Edmonton
November, 2019
When I watched Blade Runner 2049 in the theatre two years ago, I was profoundly moved by Denis Villeneuve's vision of Las Vegas, a sandblasted, orange-hued, radiation-scarred wasteland littered with the gigantic fallen idols of exploitative, runaway capitalist excess. Just as in Ridley Scott's original Blade Runner film, Villeneuve presents us with what some science fiction critics call a "crapsack world," one ruined by some kind of catastrophe, usually caused by humanity's shortsighted folly. In the case of the world of Blade Runner, the wildly overpopulated and perpetually rain-slicked dystopia of November 2019 (we know the date from the film's title card) is an environment so oppressive that the abused androids have more humanity than the actual humans in the film. If anything, the world of Decker and the Nexus androids has grown even more bleak by 2049, still a world divided between the rich elite and the exploited masses, human and manmade, kept in line by bread, circuses, and to perhaps a lesser extent the implied threat of quasi-fascist police violence. Both movies are gorgeous, thought-provoking, and ultimately heartbreaking. The films, together with the book, are a warning: this is the way the world is headed, if not in fine detail, then in general outcomes.

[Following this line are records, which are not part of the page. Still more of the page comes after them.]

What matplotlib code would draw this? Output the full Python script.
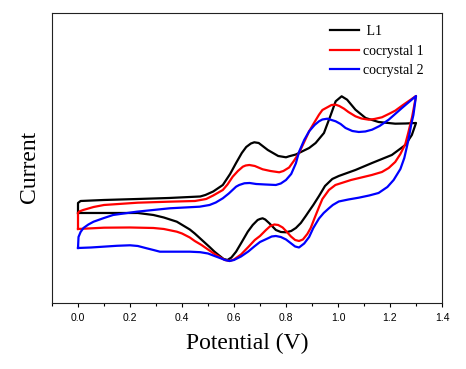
import numpy as np
import matplotlib
matplotlib.use('Agg')
import matplotlib.pyplot as plt
from matplotlib.ticker import MultipleLocator

# Cyclic voltammograms (current in arbitrary units)
# each loop: forward scan 0 -> 1.3 V, then reverse scan back to 0 V
l1_potential = [0.0, 0.0, 0.01, 0.10, 0.23, 0.35, 0.43, 0.47, 0.49, 0.52, 0.557, 0.585,
                0.608, 0.63, 0.647, 0.665, 0.678, 0.695, 0.71, 0.73, 0.75, 0.77, 0.80,
                0.812, 0.838, 0.863, 0.889, 0.914, 0.946, 0.972, 0.991, 1.014, 1.035,
                1.067, 1.106, 1.156, 1.22, 1.26, 1.30,
                1.284, 1.259, 1.207, 1.131, 1.067, 1.003, 0.978, 0.95, 0.927, 0.905,
                0.889, 0.876, 0.857, 0.838, 0.82, 0.80, 0.78, 0.761, 0.736, 0.72, 0.71,
                0.70, 0.691, 0.672, 0.653, 0.63, 0.608, 0.59, 0.575, 0.56, 0.543, 0.525,
                0.506, 0.487, 0.468, 0.449, 0.43, 0.38, 0.33, 0.29, 0.23, 0.10, 0.0]
l1_current = [9.0, 10.0, 10.2, 10.3, 10.4, 10.5, 10.6, 10.65, 10.8, 11.15, 11.8, 12.9,
              14.0, 15.0, 15.6, 15.95, 16.07, 16.0, 15.7, 15.3, 15.0, 14.7, 14.57,
              14.67, 14.85, 15.17, 15.5, 16.0, 17.0, 18.8, 20.17, 20.67, 20.33,
              19.33, 18.5, 18.1, 17.93, 17.95, 18.0,
              16.8, 15.8, 14.8, 14.0, 13.3, 12.7, 12.4, 11.7, 10.7, 9.8,
              9.2, 8.7, 8.0, 7.5, 7.2, 7.07, 7.1, 7.3, 7.97, 8.35, 8.47,
              8.4, 8.3, 7.8, 7.13, 6.1, 5.13, 4.55, 4.3, 4.4, 4.75, 5.13,
              5.6, 6.05, 6.5, 6.95, 7.35, 8.13, 8.55, 8.8, 9.0, 9.0, 9.0]

co1_potential = [0.0, 0.0, 0.005, 0.02, 0.06, 0.10, 0.23, 0.35, 0.45, 0.493, 0.52, 0.557,
                 0.575, 0.595, 0.615, 0.634, 0.645, 0.659, 0.68, 0.71, 0.74, 0.774, 0.79,
                 0.812, 0.83, 0.85, 0.87, 0.889, 0.91, 0.927, 0.94, 0.959, 0.975, 0.991,
                 1.005, 1.023, 1.04, 1.067, 1.09, 1.118, 1.14, 1.169, 1.195, 1.22, 1.25,
                 1.30,
                 1.285, 1.27, 1.259, 1.24, 1.22, 1.195, 1.169, 1.13, 1.05, 0.99, 0.965,
                 0.94, 0.927, 0.91, 0.895, 0.882, 0.865, 0.85, 0.835, 0.819, 0.80, 0.787,
                 0.77, 0.755, 0.74, 0.723, 0.70, 0.68, 0.655, 0.627, 0.60, 0.583, 0.565,
                 0.551, 0.525, 0.50, 0.475, 0.449, 0.43, 0.40, 0.38, 0.33, 0.29, 0.20,
                 0.10, 0.0]
co1_current = [7.4, 9.0, 9.15, 9.3, 9.6, 9.8, 10.03, 10.13, 10.2, 10.4, 10.75, 11.3,
               11.85, 12.63, 13.2, 13.63, 13.75, 13.8, 13.7, 13.37, 13.2, 13.07, 13.2,
               13.55, 14.2, 15.0, 16.1, 17.17, 18.1, 18.83, 19.3, 19.57, 19.8, 19.83,
               19.7, 19.43, 19.1, 18.67, 18.45, 18.33, 18.4, 18.57, 18.9, 19.23, 19.8,
               20.7,
               18.6, 17.0, 15.9, 14.9, 14.1, 13.5, 13.1, 12.8, 12.3, 11.8, 11.3,
               10.4, 9.6, 8.5, 7.5, 6.9, 6.35, 6.2, 6.3, 6.65, 7.2, 7.55,
               7.8, 7.85, 7.7, 7.3, 6.7, 6.3, 5.6, 4.85, 4.35, 4.2, 4.3,
               4.5, 4.9, 5.35, 5.8, 6.2, 6.55, 6.95, 7.13, 7.4, 7.5, 7.55,
               7.53, 7.4]

co2_potential = [0.0, 0.002, 0.01, 0.021, 0.04, 0.06, 0.10, 0.135, 0.226, 0.353, 0.468,
                 0.506, 0.53, 0.557, 0.58, 0.608, 0.62, 0.64, 0.66, 0.685, 0.72, 0.761,
                 0.78, 0.80, 0.82, 0.838, 0.85, 0.87, 0.889, 0.91, 0.927, 0.94, 0.959,
                 0.991, 1.01, 1.029, 1.055, 1.08, 1.105, 1.131, 1.16, 1.195, 1.246, 1.30,
                 1.29, 1.282, 1.27, 1.255, 1.24, 1.214, 1.19, 1.156, 1.12, 1.08, 1.04,
                 1.003, 0.98, 0.965, 0.945, 0.927, 0.905, 0.889, 0.87, 0.85, 0.835,
                 0.815, 0.80, 0.78, 0.761, 0.745, 0.729, 0.70, 0.678, 0.655, 0.627, 0.60,
                 0.583, 0.565, 0.551, 0.525, 0.50, 0.47, 0.43, 0.39, 0.315, 0.29, 0.264,
                 0.23, 0.20, 0.15, 0.097, 0.05, 0.0]
co2_current = [5.5, 6.6, 7.1, 7.5, 7.85, 8.13, 8.5, 8.8, 9.13, 9.47, 9.63,
               9.8, 10.05, 10.47, 10.95, 11.63, 11.8, 11.97, 12.0, 11.9, 11.85, 11.8,
               11.95, 12.3, 12.9, 13.97, 15.1, 16.3, 17.17, 17.8, 18.17, 18.35, 18.43,
               18.17, 17.9, 17.5, 17.2, 17.1, 17.15, 17.33, 17.7, 18.33, 19.5, 20.7,
               18.8, 17.9, 16.2, 14.5, 13.4, 12.3, 11.6, 11.0, 10.75, 10.53, 10.35,
               10.15, 9.8, 9.47, 9.0, 8.45, 7.5, 6.6, 5.95, 5.55, 5.65,
               6.05, 6.35, 6.6, 6.7, 6.65, 6.45, 6.1, 5.65, 5.15, 4.65, 4.3,
               4.2, 4.3, 4.45, 4.7, 4.95, 5.08, 5.13, 5.13, 5.13, 5.3, 5.47,
               5.7, 5.77, 5.72, 5.63, 5.55, 5.5]

fig = plt.figure(figsize=(4.66, 3.69), dpi=100)
ax = fig.add_axes([0.1116, 0.1789, 0.8369, 0.7859])

ax.plot(l1_potential, l1_current, color='black', lw=1.6, solid_joinstyle='round', label=' L1')
ax.plot(co1_potential, co1_current, color='red', lw=1.6, solid_joinstyle='round', label='cocrystal 1')
ax.plot(co2_potential, co2_current, color='blue', lw=1.6, solid_joinstyle='round', label='cocrystal 2')

ax.set_xlim(-0.1, 1.4)
ax.set_ylim(0, 29)
ax.xaxis.set_minor_locator(MultipleLocator(0.1))
ax.set_xticks(np.arange(0, 1.41, 0.2))
ax.set_xticklabels(['%.1f' % t for t in np.arange(0, 1.41, 0.2)],
                   fontfamily='Liberation Sans', fontsize=7.5)
ax.tick_params(axis='x', which='major', length=3, width=0.8, pad=4.5)
ax.tick_params(axis='x', which='minor', length=1.8, width=0.8)
ax.set_yticks([])
for s in ax.spines.values():
    s.set_linewidth(0.8)
    s.set_color('#222222')

ax.set_xlabel('Potential (V)', fontfamily='Liberation Serif', fontsize=17)
ax.set_ylabel('Current', fontfamily='Liberation Serif', fontsize=17)
ax.xaxis.set_label_coords(0.5, -0.103)
ax.yaxis.set_label_coords(-0.03, 0.47)

# legend without frame, top right inside the axes
ax.legend(loc='upper left', bbox_to_anchor=(0.713, 0.958), frameon=False,
          prop={'family': 'Liberation Serif', 'size': 10}, handlelength=2.1,
          handletextpad=0.27, labelspacing=0.47, borderpad=0, borderaxespad=0)

fig.savefig('out.png', dpi=100)
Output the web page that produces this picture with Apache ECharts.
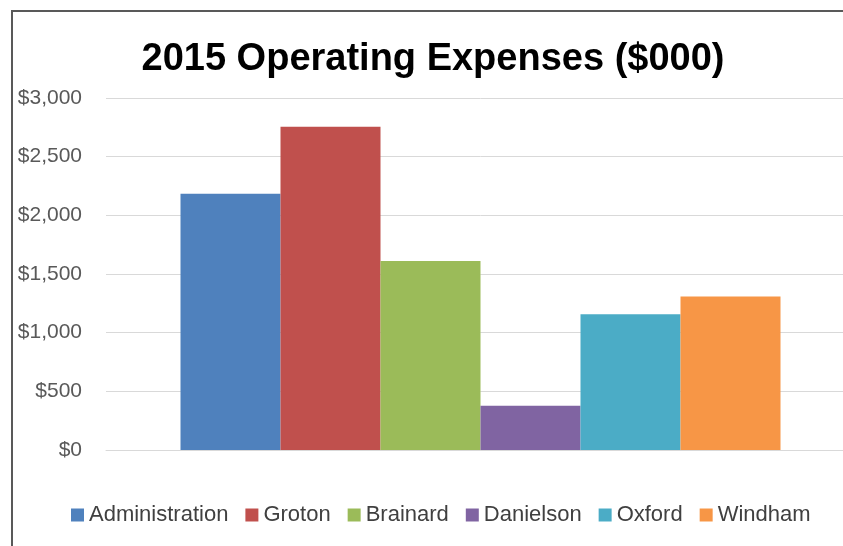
<!DOCTYPE html>
<html>
<head>
<meta charset="utf-8">
<script src="https://cdn.jsdelivr.net/npm/echarts@6/dist/echarts.min.js"></script>
<style>
html,body{margin:0;padding:0;background:#fff;overflow:hidden;width:843px;height:546px;}
#chart{position:absolute;left:0;top:0;width:866px;height:546px;}
</style>
</head>
<body>
<div id="chart"></div>
<script>
var categories = ['2015'];
var seriesNames = ['Administration', 'Groton', 'Brainard', 'Danielson', 'Oxford', 'Windham'];
var seriesValues = [2185, 2755, 1610, 378, 1158, 1309];
var seriesColors = ['#4f81bd', '#c0504d', '#9bbb59', '#8064a2', '#4bacc6', '#f79646'];
var yTicks = [0, 500, 1000, 1500, 2000, 2500, 3000];

var chart = echarts.init(document.getElementById('chart'), null, {renderer: 'canvas'});
var series = seriesNames.map(function (name, i) {
  return {
    name: name,
    type: 'bar',
    data: [seriesValues[i]],
    barWidth: 100,
    barGap: '0%',
    itemStyle: {color: seriesColors[i]}
  };
});

chart.setOption({
  animation: false,
  backgroundColor: '#ffffff',
  title: {
    text: '2015 Operating Expenses ($000)',
    left: 'center',
    top: 36,
    textStyle: {fontFamily: 'Liberation Sans', fontWeight: 'bold', fontSize: 38, color: '#000000'}
  },
  graphic: [{
    type: 'rect',
    shape: {x: 12, y: 11, width: 900, height: 600},
    style: {fill: 'none', stroke: '#595959', lineWidth: 2},
    silent: true
  }],
  legend: {
    data: seriesNames,
    left: 66,
    top: 499,
    icon: 'rect',
    itemWidth: 13,
    itemHeight: 13,
    itemGap: 17,
    textStyle: {fontFamily: 'Liberation Sans', fontSize: 22, color: '#404040'}
  },
  grid: {left: 106, right: 11, top: 98, bottom: 96, containLabel: false},
  xAxis: {
    type: 'category',
    data: categories,
    axisLine: {show: true, lineStyle: {color: '#d9d9d9', width: 1}},
    axisTick: {show: false},
    axisLabel: {show: false}
  },
  yAxis: {
    type: 'value',
    min: yTicks[0],
    max: yTicks[yTicks.length - 1],
    interval: yTicks[1] - yTicks[0],
    axisLine: {show: false},
    axisTick: {show: false},
    splitLine: {lineStyle: {color: '#d9d9d9', width: 1}},
    axisLabel: {
      margin: 24,
      fontFamily: 'Liberation Sans',
      fontSize: 21,
      color: '#595959',
      formatter: function (v) { return '$' + v.toLocaleString('en-US'); }
    }
  },
  series: series
});
</script>
</body>
</html>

Now our timeline has caught up with that of the first Blade Runner film. It's November 2019, and while our world can't quite yet be called a dystopian crapsack, I wonder how it will look in 2049, or 2099. If we are very fortunate, the visions of Scott and Villeneuve and, of course, the visionary Philip K. Dick, will have scared just enough of us just enough to steer the ship of history on a better course.
1 comment:
At least in the Blade Runner continuity there are no cel phones and therefore no cel phones that ring loud like old-timey phones.